I didn't realize how ridiculous the number of hours I worked per week was until Sapience. I averaged 50+ hours all year, plus commute time. Over the past few months, I was averaging 70+ hours (plus commute time) due to the job I was hired for plus additional pet projects.
When I saw how dangerous these numbers were to my health, I pulled back to focus on my main job responsibilities and got back down to 43-50 hours over the last few weeks (plus commute time).

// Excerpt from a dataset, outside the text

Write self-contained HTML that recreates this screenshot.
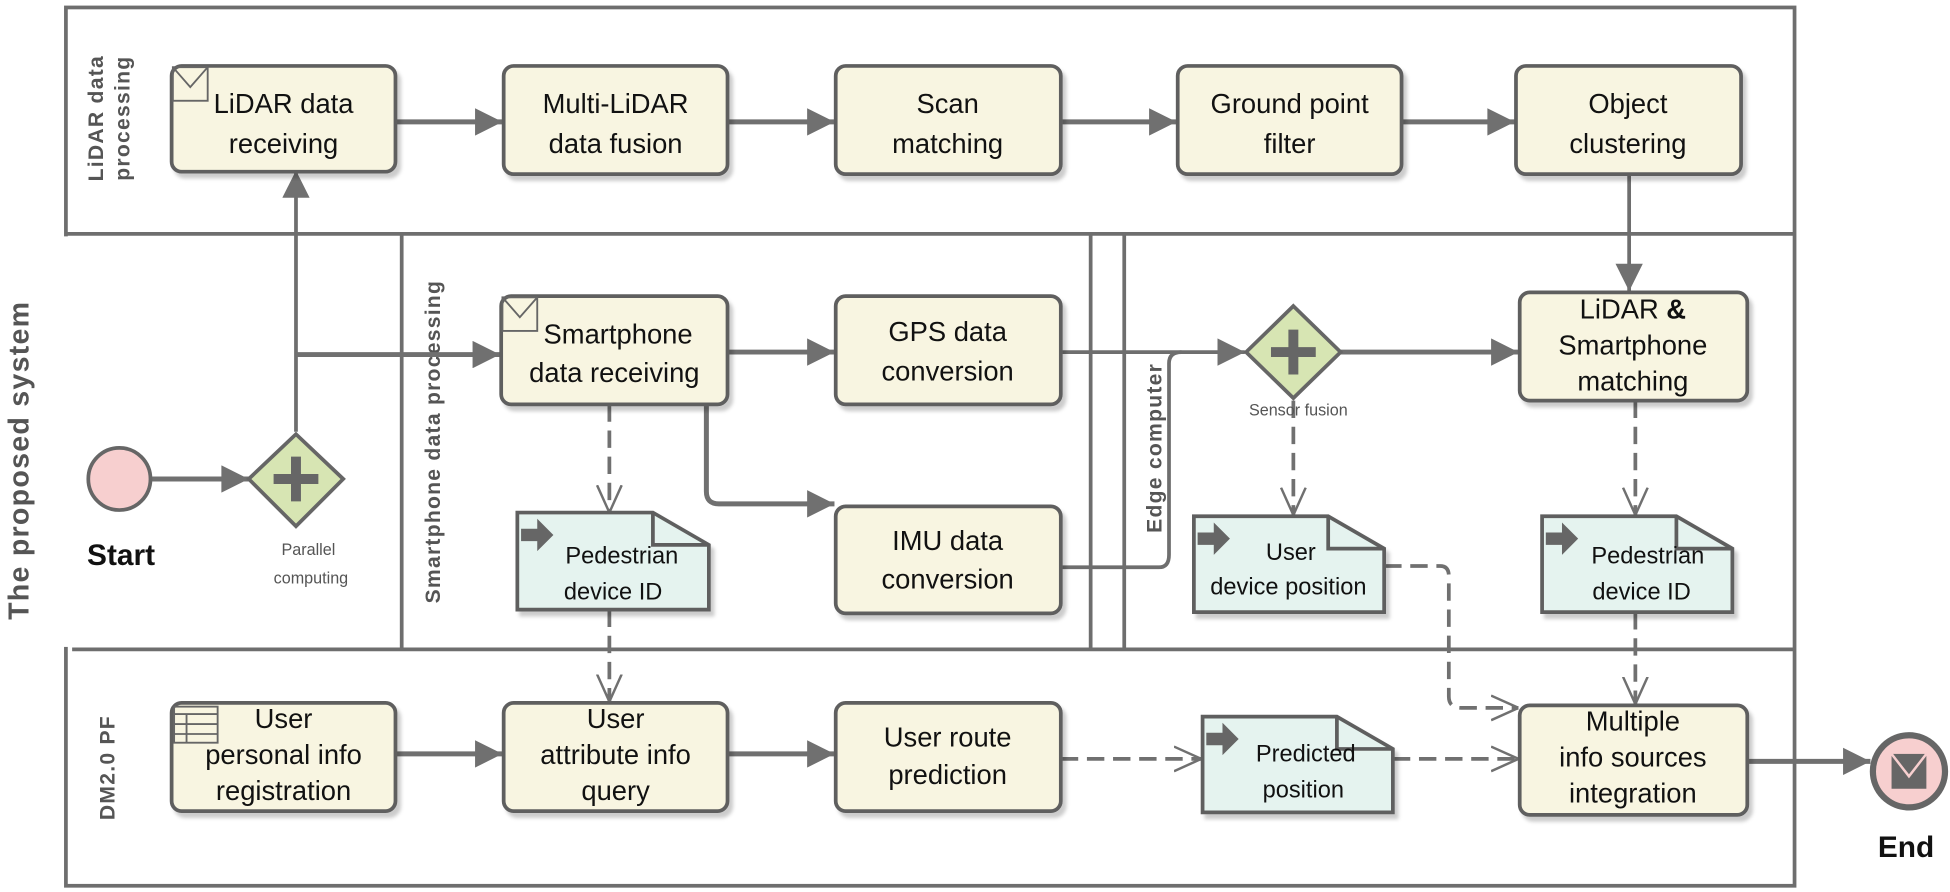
<!DOCTYPE html>
<html><head><meta charset="utf-8"><style>
html,body{margin:0;padding:0;background:#fff}
svg{display:block}
text{font-family:"Liberation Sans",sans-serif}
</style></head><body>
<svg width="1950" height="892" viewBox="0 0 1568 717" preserveAspectRatio="none" xmlns="http://www.w3.org/2000/svg">
<defs>
<marker id="a" viewBox="0 0 10 10" refX="10" refY="5" markerWidth="25" markerHeight="22" markerUnits="userSpaceOnUse" orient="auto"><path d="M0,0 L10,5 L0,10 z" fill="#707070"/></marker>
<marker id="o" viewBox="0 0 10 10" refX="10" refY="5" markerWidth="22" markerHeight="22" markerUnits="userSpaceOnUse" orient="auto"><path d="M0,0.5 L10,5 L0,9.5" fill="none" stroke="#707070" stroke-width="0.9"/></marker>
<filter id="sh" x="-5%" y="-5%" width="115%" height="120%"><feDropShadow dx="3" dy="4" stdDeviation="1.5" flood-color="#000" flood-opacity="0.2"/></filter>
</defs>
<style>
.ln{stroke:#6e6e6e;stroke-width:3;fill:none}
.fl{stroke:#707070;stroke-width:4;fill:none}
.ds{stroke:#707070;stroke-width:3;fill:none;stroke-dasharray:14 7}
.tk{fill:#f8f5e1;stroke:#5e5e5e;stroke-width:3;filter:url(#sh)}
.dt{fill:#e5f3ef;stroke:#5e5e5e;stroke-width:3;filter:url(#sh)}
.t{font-size:22px;fill:#111;text-anchor:middle}
.lb{font-size:17px;font-weight:bold;fill:#555;letter-spacing:1px}
</style>
<!-- pool -->
<rect x="53" y="6" width="1390" height="706" class="ln"/>
<line x1="53" y1="188" x2="1443" y2="188" class="ln"/>
<line x1="58" y1="522" x2="1443" y2="522" class="ln"/>
<line x1="323" y1="188" x2="323" y2="522" class="ln"/>
<line x1="877" y1="188" x2="877" y2="522" class="ln"/>
<line x1="904" y1="188" x2="904" y2="522" class="ln"/>
<rect x="1" y="190" width="56" height="330" fill="#fff"/>
<text transform="translate(23,370) rotate(-90)" text-anchor="middle" style="font-size:23px;font-weight:bold;fill:#555;letter-spacing:1px">The proposed system</text>
<text transform="translate(83,95) rotate(-90)" text-anchor="middle" class="lb">LiDAR data</text>
<text transform="translate(104,95) rotate(-90)" text-anchor="middle" class="lb">processing</text>
<text transform="translate(354,355) rotate(-90)" text-anchor="middle" class="lb">Smartphone data processing</text>
<text transform="translate(934,360) rotate(-90)" text-anchor="middle" class="lb">Edge computer</text>
<text transform="translate(92,617) rotate(-90)" text-anchor="middle" class="lb">DM2.0 PF</text>

<!-- connectors solid -->
<line x1="121" y1="385" x2="200" y2="385" class="fl" marker-end="url(#a)"/>
<line x1="238" y1="347" x2="238" y2="137" class="ln" marker-end="url(#a)"/>
<line x1="238" y1="285" x2="402" y2="285" class="fl" marker-end="url(#a)"/>
<line x1="318" y1="98" x2="404" y2="98" class="fl" marker-end="url(#a)"/>
<line x1="585" y1="98" x2="671" y2="98" class="fl" marker-end="url(#a)"/>
<line x1="853" y1="98" x2="946" y2="98" class="fl" marker-end="url(#a)"/>
<line x1="1127" y1="98" x2="1218" y2="98" class="fl" marker-end="url(#a)"/>
<line x1="1310" y1="140" x2="1310" y2="234" class="ln" marker-end="url(#a)"/>
<line x1="585" y1="283" x2="671" y2="283" class="fl" marker-end="url(#a)"/>
<line x1="853" y1="283" x2="1001" y2="283" class="ln" marker-end="url(#a)"/>
<line x1="1078" y1="283" x2="1221" y2="283" class="fl" marker-end="url(#a)"/>
<path d="M568,325 L568,395 Q568,405 578,405 L671,405" class="fl" marker-end="url(#a)"/>
<path d="M853,456 L932,456 Q940,456 940,446 L940,292 Q940,283 950,283" class="ln"/>
<line x1="318" y1="606" x2="404" y2="606" class="fl" marker-end="url(#a)"/>
<line x1="585" y1="606" x2="671" y2="606" class="fl" marker-end="url(#a)"/>
<line x1="1405" y1="612" x2="1504" y2="612" class="fl" marker-end="url(#a)"/>
<!-- dashed -->
<line x1="490" y1="325" x2="490" y2="412" class="ds" marker-end="url(#o)"/>
<line x1="490" y1="490" x2="490" y2="564" class="ds" marker-end="url(#o)"/>
<line x1="1040" y1="322" x2="1040" y2="414" class="ds" marker-end="url(#o)"/>
<line x1="1315" y1="322" x2="1315" y2="414" class="ds" marker-end="url(#o)"/>
<line x1="1315" y1="492" x2="1315" y2="566" class="ds" marker-end="url(#o)"/>
<path d="M1113,455 L1158,455 Q1165,455 1165,463 L1165,560 Q1165,569 1175,569 L1221,569" class="ds" marker-end="url(#o)"/>
<line x1="853" y1="610" x2="966" y2="610" class="ds" marker-end="url(#o)"/>
<line x1="1120" y1="610" x2="1221" y2="610" class="ds" marker-end="url(#o)"/>

<!-- tasks -->
<g>
<rect x="138" y="53" width="180" height="85" rx="8" class="tk"/>
<rect x="405" y="53" width="180" height="87" rx="8" class="tk"/>
<rect x="672" y="53" width="181" height="87" rx="8" class="tk"/>
<rect x="947" y="53" width="180" height="87" rx="8" class="tk"/>
<rect x="1219" y="53" width="181" height="87" rx="8" class="tk"/>
<rect x="403" y="238" width="182" height="87" rx="8" class="tk"/>
<rect x="672" y="238" width="181" height="87" rx="8" class="tk"/>
<rect x="672" y="407" width="181" height="86" rx="8" class="tk"/>
<rect x="1222" y="235" width="183" height="87" rx="8" class="tk"/>
<rect x="138" y="565" width="180" height="87" rx="8" class="tk"/>
<rect x="405" y="565" width="180" height="87" rx="8" class="tk"/>
<rect x="672" y="565" width="181" height="87" rx="8" class="tk"/>
<rect x="1222" y="567" width="183" height="88" rx="8" class="tk"/>
</g>
<!-- message icons -->
<g fill="none" stroke="#666" stroke-width="1.5">
<rect x="139" y="54" width="28" height="27"/><path d="M139,54 L153,70 L167,54"/>
<rect x="404" y="239" width="28" height="27"/><path d="M404,239 L418,255 L432,239"/>
<rect x="140" y="568" width="35" height="29"/><path d="M140,574 H175 M140,582 H175 M140,590 H175 M150,574 V597"/>
</g>
<!-- data objects -->
<g>
<path d="M416,412 L525,412 L570,438 L570,490 L416,490 Z" class="dt"/><path d="M525,412 L525,438 L570,438" fill="none" stroke="#5e5e5e" stroke-width="3"/>
<path d="M960,415 L1068,415 L1113,441 L1113,492 L960,492 Z" class="dt"/><path d="M1068,415 L1068,441 L1113,441" fill="none" stroke="#5e5e5e" stroke-width="3"/>
<path d="M1240,415 L1348,415 L1393,441 L1393,492 L1240,492 Z" class="dt"/><path d="M1348,415 L1348,441 L1393,441" fill="none" stroke="#5e5e5e" stroke-width="3"/>
<path d="M967,576 L1075,576 L1120,602 L1120,653 L967,653 Z" class="dt"/><path d="M1075,576 L1075,602 L1120,602" fill="none" stroke="#5e5e5e" stroke-width="3"/>
</g>
<g fill="#666">
<path d="M419,425 H432 V417 L445,430 L432,443 V435 H419 Z"/>
<path d="M963,428 H976 V420 L989,433 L976,446 V438 H963 Z"/>
<path d="M1243,428 H1256 V420 L1269,433 L1256,446 V438 H1243 Z"/>
<path d="M970,589 H983 V581 L996,594 L983,607 V599 H970 Z"/>
</g>
<!-- events -->
<circle cx="96" cy="385" r="25" fill="#f7cfcf" stroke="#666" stroke-width="3"/>
<circle cx="1535" cy="620" r="29" fill="#f7cfcf" stroke="#666" stroke-width="5"/>
<rect x="1521" y="606" width="28" height="28" fill="#666"/><path d="M1521,606 L1535,624 L1549,606" fill="none" stroke="#f7cfcf" stroke-width="2"/>
<!-- gateways -->
<path d="M238,349 L276,385 L238,423 L200,385 Z" fill="#d7e5b3" stroke="#666" stroke-width="3"/>
<path d="M238,367 V403 M220,385 H256" stroke="#666" stroke-width="8"/>
<path d="M1040,246 L1078,283 L1040,320 L1002,283 Z" fill="#d7e5b3" stroke="#666" stroke-width="3"/>
<path d="M1040,265 V301 M1022,283 H1058" stroke="#666" stroke-width="8"/>

<!-- texts -->
<g class="t">
<text x="228" y="91">LiDAR data</text><text x="228" y="123">receiving</text>
<text x="495" y="91">Multi-LiDAR</text><text x="495" y="123">data fusion</text>
<text x="762" y="91">Scan</text><text x="762" y="123">matching</text>
<text x="1037" y="91">Ground point</text><text x="1037" y="123">filter</text>
<text x="1309" y="91">Object</text><text x="1309" y="123">clustering</text>
<text x="497" y="276">Smartphone</text><text x="494" y="307">data receiving</text>
<text x="762" y="274">GPS data</text><text x="762" y="306">conversion</text>
<text x="762" y="442">IMU data</text><text x="762" y="473">conversion</text>
<text x="1313" y="256">LiDAR <tspan font-weight="bold">&amp;</tspan></text><text x="1313" y="285">Smartphone</text><text x="1313" y="314">matching</text>
<text x="228" y="585">User</text><text x="228" y="614">personal info</text><text x="228" y="643">registration</text>
<text x="495" y="585">User</text><text x="495" y="614">attribute info</text><text x="495" y="643">query</text>
<text x="762" y="600">User route</text><text x="762" y="630">prediction</text>
<text x="1313" y="587">Multiple</text><text x="1313" y="616">info sources</text><text x="1313" y="645">integration</text>
</g>
<g class="t" style="font-size:19px">
<text x="500" y="453">Pedestrian</text><text x="493" y="482">device ID</text>
<text x="1038" y="450">User</text><text x="1036" y="478">device position</text>
<text x="1325" y="453">Pedestrian</text><text x="1320" y="482">device ID</text>
<text x="1050" y="612">Predicted</text><text x="1048" y="641">position</text>
</g>
<text x="70" y="454" style="font-size:24px;font-weight:bold;fill:#111">Start</text>
<text x="1510" y="689" style="font-size:24px;font-weight:bold;fill:#111">End</text>
<text x="248" y="446" text-anchor="middle" style="font-size:13px;fill:#555">Parallel</text>
<text x="250" y="469" text-anchor="middle" style="font-size:13px;fill:#555">computing</text>
<text x="1044" y="334" text-anchor="middle" style="font-size:13px;fill:#555">Sensor fusion</text>
</svg>
</body></html>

Based on experience and conversations with people in the 'know,' the company got rid of Sapience because it was bogging down our system(?). But since when does Fiserv care about such things? I ask this because I question whether bogging down the system was the true and/or only reason for getting rid of Sapience? 🧐🤔
How many people were showing egregious numbers of work hours? What kind of case would these numbers build if everyone saw how overworked they were in black and white and rally together to take action?
How much of getting rid of Sapience was legal and/or PR and/or recruiting preemptive/preventative maneuvering?
Now, we're back to square one where we still have the in-office mandate, but no data to tell the story of our office work hours plus actual hours doing the work, which often extend way beyond office hours into weekends and holidays.
Sapience was a threat. It offered too much visibility. Too many came to realize that we're overworked and have zero work-life balance.
The pathetic "flexibility" spin in yesterday's company-wide email did nothing but p!SS me off and confirmed that it's time to leave Fiserv. The insult to our intelligence is too great, and proof of the company's stiff-neckedness, even at the expense of their workforce is incurable.
Then when I read the threads on this site where people interpreted what they read in the company-wide email as reporting to office 5 days per week, but put in at least 6 hours per day and make up the rest of time at offsite-- which was a perfectly reasonable interpretation-- their intelligence get insulted.
WTF was the "flexibility" in the subject line for when there's no actual flexibility???
Has this company tasked its department heads to try to make people whose line of questioning exposed the possibility that the strategy was poorly thought out and communicated feel they're somehow intellectually inept with the whole 'reading comprehension skills' I'm seeing in here?
Anyhoo, this post is long enough. Today marks an important day for me. This whole situation has made me more resolute than I've ever been to leave Fiserv.
Good luck to the interns and other new hires. You'll be forged in fire at Fiserv. Don't let it turn you bitter or unmotivated. Draw strength from your experience. Be shrewd. Be ruthless, but not cruel or unkind. Look up the nuances of all these terms.